On the main islands down under organic farming is known as a type of sustainable agriculture.
“Organic” because it arose from a concern for conservation of soil carbon , or organic matter.
If you don’t mind me asking Geoff, what exactly is the problem that you have with that?
Thanks to Jens Jensen and Willis Eschenbach for an interesting interchange.
davidmhoffer wrote: Once the grassland is in a healthy state, it sequesters precisely zero co2. The new growth each year is off set by decomposition (even if it is further up the food chain due to the grass being eaten by animals, it still eventually decomposes at about the same rate it is being produced).
That depends on the grass. Some varieties continue to build up the “carbon” in the soil year after year, eventually producing much thicker and richer soil than was there at the start. In the American Great Plains, the buffalo ate the grass at a rate slightly lower than the grass grew, and the soil became extremely thick. As someone else wrote, you do have to be careful not to have animals eating the roots.
In this video, Savory seems to have changed from one devotional discipline to another, but that doesn’t necessarily mean he is wrong.
Roughly speaking, the cattle are the method of irrigation, carrying fluid from the rivers and ponds to the countryside. The fertilizing effect of the manure merely recycles the nitrogenous compounds synthesized by the grasses and legumes.

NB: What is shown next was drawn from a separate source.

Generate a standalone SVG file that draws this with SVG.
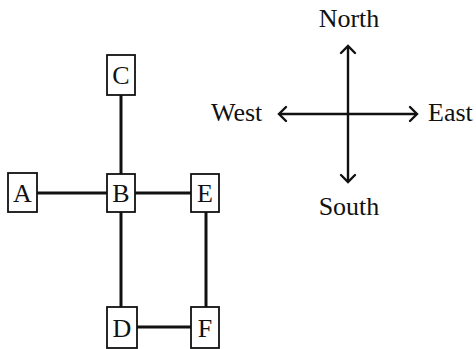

From a video above than ended was this find.
Pretty impressive stuff.
Were this approach to counter desertification employed on much of the available land surface, I’m thinking the annual gyration in atmospheric CO2 would be much larger than what we now see. And the contribution from the burning of fossil fuels to the available pool of CO2 would undoubtedly add to the efficacy. Another reason sequestration of CO2 is a bad idea–it (CO2) is there; utilize it!